Question: SMRT Analysis General Questions
4.9 years ago
wrote:

A couple of questions I'm unsure about and can't get a definite answer for (yes, I've looked over the documentation, wikis, etc..):

  1. SMRT Analysis software installed on local server is self contained, correct? i.e.) does not connect/transfer any data to outside servers like PacBios or others.
  2. Do reference and de novo assemblies through the SMRT Portal yield structural variants reports?
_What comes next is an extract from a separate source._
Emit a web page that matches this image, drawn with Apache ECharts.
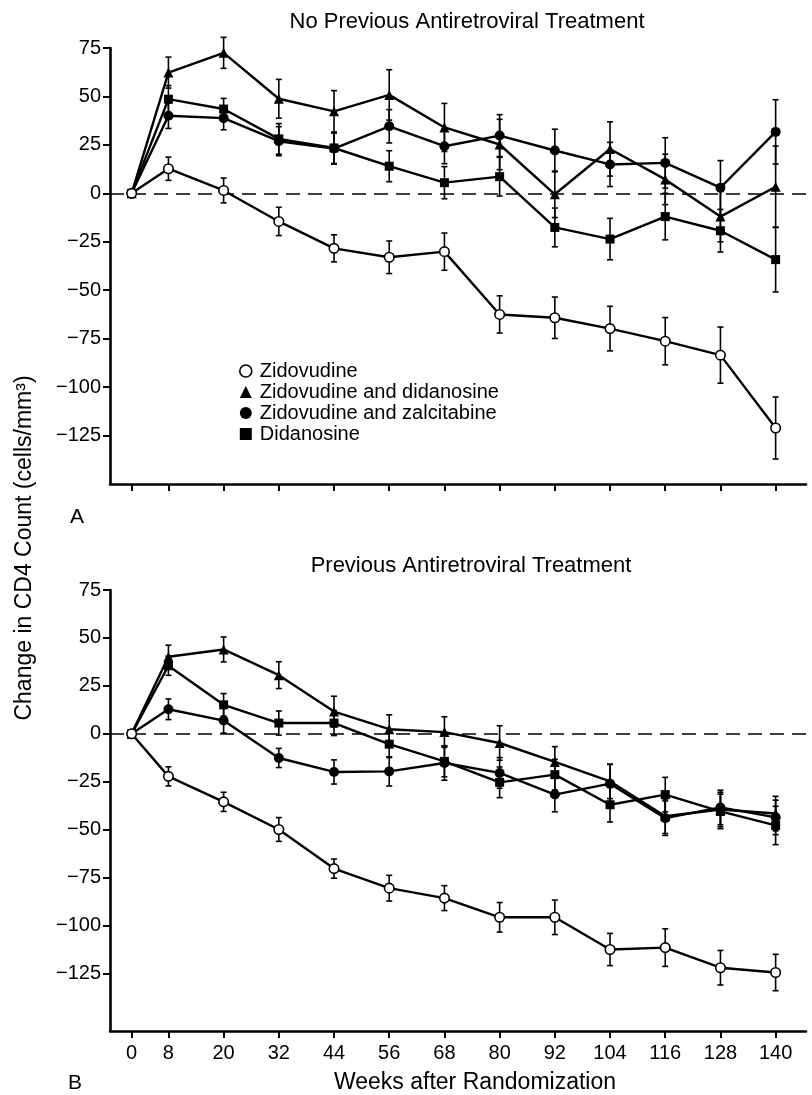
<!DOCTYPE html>
<html>
<head>
<meta charset="utf-8">
<title>CD4 change by treatment</title>
<script src="https://cdn.jsdelivr.net/npm/echarts@6/dist/echarts.min.js"></script>
<style>
  html, body { margin: 0; padding: 0; background: #fff; }
  #chart { width: 812px; height: 1095px; }
</style>
</head>
<body>
<div id="chart"></div>
<script>
// weeks after randomization
const weeks = [0, 8, 20, 32, 44, 56, 68, 80, 92, 104, 116, 128, 140];
const yTicks = [75, 50, 25, 0, -25, -50, -75, -100, -125];

// panel A: no previous antiretroviral treatment
const aZdv      = [0, 12.7, 1.5, -14.5, -28.4, -33.0, -30.1, -62.5, -64.2, -69.8, -76.3, -83.5, -121.1];
const aZdvErr   = [0, 6, 6.4, 7.3, 7, 8.4, 9.6, 9.6, 10.7, 11.5, 12.2, 14.5, 16];
const aZdvDdi   = [0, 62.3, 72.5, 48.8, 42.3, 50.8, 34.0, 25.2, -0.5, 22.9, 7.2, -12.0, 3.4];
const aZdvDdiErr= [0, 8, 8, 10, 10.7, 13, 12.4, 13, 12, 14, 13, 13, 21];
const aZdvDdc   = [0, 40.0, 38.8, 26.9, 23.1, 34.6, 24.3, 29.8, 22.1, 14.9, 15.7, 2.9, 31.7];
const aZdvDdcErr= [0, 6.5, 6, 7.5, 8, 8.6, 9, 10.8, 11, 11.4, 13, 14, 16.6];
const aDdi      = [0, 48.6, 43.5, 28.1, 23.4, 14.0, 5.5, 8.6, -17.6, -23.6, -12.0, -19.3, -34.2];
const aDdiErr   = [0, 7, 5.5, 7.9, 8, 8, 8.3, 10, 10, 10.7, 12, 11, 16.7];

// panel B: previous antiretroviral treatment
const bZdv      = [0, -22.2, -35.5, -49.9, -70.3, -80.5, -85.7, -95.7, -95.7, -112.5, -111.5, -122, -124.5];
const bZdvErr   = [0, 5, 5, 6.2, 5, 6.7, 6.5, 7.7, 9, 8.4, 9.8, 9, 9.5];
const bZdvDdi   = [0, 40.2, 44.0, 30.6, 11.6, 2.4, 0.9, -4.8, -14.7, -24.8, -43, -39.5, -41.6];
const bZdvDdiErr= [0, 6, 6.5, 7, 8, 7.5, 8, 9, 8, 9, 9, 9, 9];
const bZdvDdc   = [0, 12.8, 6.9, -12.6, -19.9, -19.6, -15.2, -20.4, -31.7, -26, -44, -38.4, -43.6];
const bZdvDdcErr= [0, 5.4, 6.5, 5, 6.3, 7.6, 9, 8, 9, 10, 9, 9, 9];
const bDdi      = [0, 35.5, 15.1, 5.6, 5.6, -5.4, -14.4, -25.3, -21.3, -37, -31.7, -40.5, -47.8];
const bDdiErr   = [0, 5, 5.9, 6.3, 6.5, 7, 8, 8, 8, 9, 9, 9, 10];

const names = ['Zidovudine', 'Zidovudine and didanosine', 'Zidovudine and zalcitabine', 'Didanosine'];
const font = 'Liberation Sans';

const styles = [
    {symbol: 'circle', symbolSize: 9.5, itemStyle: {color: '#fff', borderColor: '#000', borderWidth: 1.6}},
    {symbol: 'triangle', symbolSize: 10, itemStyle: {color: '#000', borderColor: '#000', borderWidth: 0}},
    {symbol: 'circle', symbolSize: 10, itemStyle: {color: '#000', borderColor: '#000', borderWidth: 0}},
    {symbol: 'rect', symbolSize: 9, itemStyle: {color: '#000', borderColor: '#000', borderWidth: 0}}
];

function errBar(params, api) {
    const x = api.value(0), lo = api.value(1), hi = api.value(2);
    if (hi === lo) return null;
    const t = api.coord([x, hi]), b = api.coord([x, lo]);
    const w = 3;
    const st = {stroke: '#000', lineWidth: 1.6};
    return {
        type: 'group',
        children: [
            {type: 'line', shape: {x1: t[0], y1: t[1], x2: b[0], y2: b[1]}, style: st},
            {type: 'line', shape: {x1: t[0] - w, y1: t[1], x2: t[0] + w, y2: t[1]}, style: st},
            {type: 'line', shape: {x1: b[0] - w, y1: b[1], x2: b[0] + w, y2: b[1]}, style: st}
        ]
    };
}

function panelSeries(idx, vals, errs) {
    const out = [];
    vals.forEach(function (v, k) {
        out.push({
            type: 'custom',
            name: names[k] + ' err',
            xAxisIndex: idx, yAxisIndex: idx,
            renderItem: errBar,
            silent: true,
            z: 3,
            data: weeks.map(function (w, i) { return [w, v[i] - errs[k][i], v[i] + errs[k][i]]; })
        });
    });
    vals.forEach(function (v, k) {
        const s = {
            type: 'line',
            name: names[k],
            xAxisIndex: idx, yAxisIndex: idx,
            data: weeks.map(function (w, i) { return [w, v[i]]; }),
            symbol: styles[k].symbol,
            symbolSize: styles[k].symbolSize,
            itemStyle: styles[k].itemStyle,
            lineStyle: {color: '#000', width: 2.4},
            showAllSymbol: true,
            animation: false,
            z: k === 0 ? 6 : 5
        };
        if (k === 0) {
            s.markLine = {
                silent: true, symbol: 'none', label: {show: false},
                lineStyle: {color: '#000', width: 1.5, type: [14, 8]},
                data: [{yAxis: 0}]
            };
        }
        out.push(s);
    });
    return out;
}

function xAxisOf(idx, showLabels) {
    return {
        type: 'value', gridIndex: idx, min: -4.7, max: 146.6,
        axisLine: {show: true, onZero: false, lineStyle: {color: '#000', width: 2.6}},
        axisTick: {show: true, length: 7, lineStyle: {color: '#000', width: 2}, customValues: weeks},
        axisLabel: {show: showLabels, customValues: weeks, color: '#000', fontSize: 20, fontFamily: font, margin: 12},
        splitLine: {show: false}
    };
}

function yAxisOf(idx, min) {
    return {
        type: 'value', gridIndex: idx, min: min, max: 75,
        axisLine: {show: true, onZero: false, lineStyle: {color: '#000', width: 2.6}},
        axisTick: {show: true, length: 7, lineStyle: {color: '#000', width: 2}, customValues: yTicks},
        axisLabel: {
            customValues: yTicks, color: '#000', fontSize: 20, fontFamily: font, margin: 9,
            formatter: function (v) { return v < 0 ? '\u2212' + Math.abs(v) : String(v); }
        },
        splitLine: {show: false}
    };
}

const chart = echarts.init(document.getElementById('chart'), null, {renderer: 'canvas'});

const option = {
    animation: false,
    backgroundColor: '#fff',
    title: [
        {text: 'No Previous Antiretroviral Treatment', left: 462, top: 6, textAlign: 'center',
         textStyle: {fontSize: 22, fontWeight: 'normal', color: '#000', fontFamily: font}},
        {text: 'Previous Antiretroviral Treatment', left: 466, top: 550, textAlign: 'center',
         textStyle: {fontSize: 22, fontWeight: 'normal', color: '#000', fontFamily: font}}
    ],
    legend: {
        orient: 'vertical', left: 234, top: 356, itemGap: 1,
        itemWidth: 12, itemHeight: 12, selectedMode: false,
        textStyle: {fontSize: 20, lineHeight: 20, color: '#000', fontFamily: font, padding: [0, 0, 0, 3]},
        data: [
            {name: names[0], icon: 'circle', itemStyle: {color: '#fff', borderColor: '#000', borderWidth: 1.6}},
            {name: names[1], icon: 'triangle', itemStyle: {color: '#000', borderWidth: 0}},
            {name: names[2], icon: 'circle', itemStyle: {color: '#000', borderWidth: 0}},
            {name: names[3], icon: 'rect', itemStyle: {color: '#000', borderWidth: 0}}
        ]
    },
    grid: [
        {left: 110, top: 48, width: 696, height: 436},
        {left: 110, top: 590, width: 696, height: 441}
    ],
    xAxis: [xAxisOf(0, false), xAxisOf(1, true)],
    yAxis: [yAxisOf(0, -150), yAxisOf(1, -155)],
    graphic: [
        {type: 'text', x: 25, y: 548, rotation: Math.PI / 2,
         style: {text: 'Change in CD4 Count (cells/mm\u00b3)', font: '23px ' + font, fill: '#000',
                 textAlign: 'center', textVerticalAlign: 'middle'}},
        {type: 'text', x: 77, y: 517,
         style: {text: 'A', font: '21px ' + font, fill: '#000', textAlign: 'center', textVerticalAlign: 'middle'}},
        {type: 'text', x: 75, y: 1083,
         style: {text: 'B', font: '21px ' + font, fill: '#000', textAlign: 'center', textVerticalAlign: 'middle'}},
        {type: 'text', x: 475, y: 1083,
         style: {text: 'Weeks after Randomization', font: '23px ' + font, fill: '#000',
                 textAlign: 'center', textVerticalAlign: 'middle'}}
    ],
    series: panelSeries(0, [aZdv, aZdvDdi, aZdvDdc, aDdi], [aZdvErr, aZdvDdiErr, aZdvDdcErr, aDdiErr])
        .concat(panelSeries(1, [bZdv, bZdvDdi, bZdvDdc, bDdi], [bZdvErr, bZdvDdiErr, bZdvDdcErr, bDdiErr]))
};

chart.setOption(option);
</script>
</body>
</html>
It doesn't make sense to me that I need to run another job to get variant calls (RS_Minor_Variant)...maybe I'm missing something here. >Note: I also see a 'Corrections' menu, showing INDELS...but are these "corrected", changed, on the final assembly sequence?
  3. Where's/how do I get the final assembled sequence?

Overall, how do I get a de novo assembly with variant call information; what's the correct protocol(s) to follow?

1 - AFAIK the answer is no. PacBio monitors most instruments remotely (so in theory they have access to data on the instrument), unless your instrument is setup with no external network access.
3 - You can find the sequence files in "DATA" section (lower left corner of SMRTportal main summary page for a job). On the command line you should find that data in /path_to/smrtanalysis/userdata/jobs/NNN/NNNNNN/data, where NNNNNN is the job ID from SMRTportal.

Thank you @genomax2 for your answers. I had gone through that directory before, and believe it's the polished_assembly.fasta.gz which contains the final assembly correct?

Correct. You also get the fastq formatted file if you prefer that.

4.9 years ago
wrote:
  1. SMRT Analysis secondary analysis software is completely self contained and does not connect / transfer any data to outside servers. It is possible to have the RS II sequencing machine be remotely monitored by pacbio for tech support purposes, no sequencing data is transferred, and it is entirely optional.
  2. When you denovo assemble a dataset it is not possible to call variants, as the pipeline has no concept of a reference, by definition the assembly has zero variants. To call variants data has to be aligned against a reference, the RS_resequencing pipeline will call SNPs and small indels. For structural variation I would recommend looking into something like PBHoney PB Honey.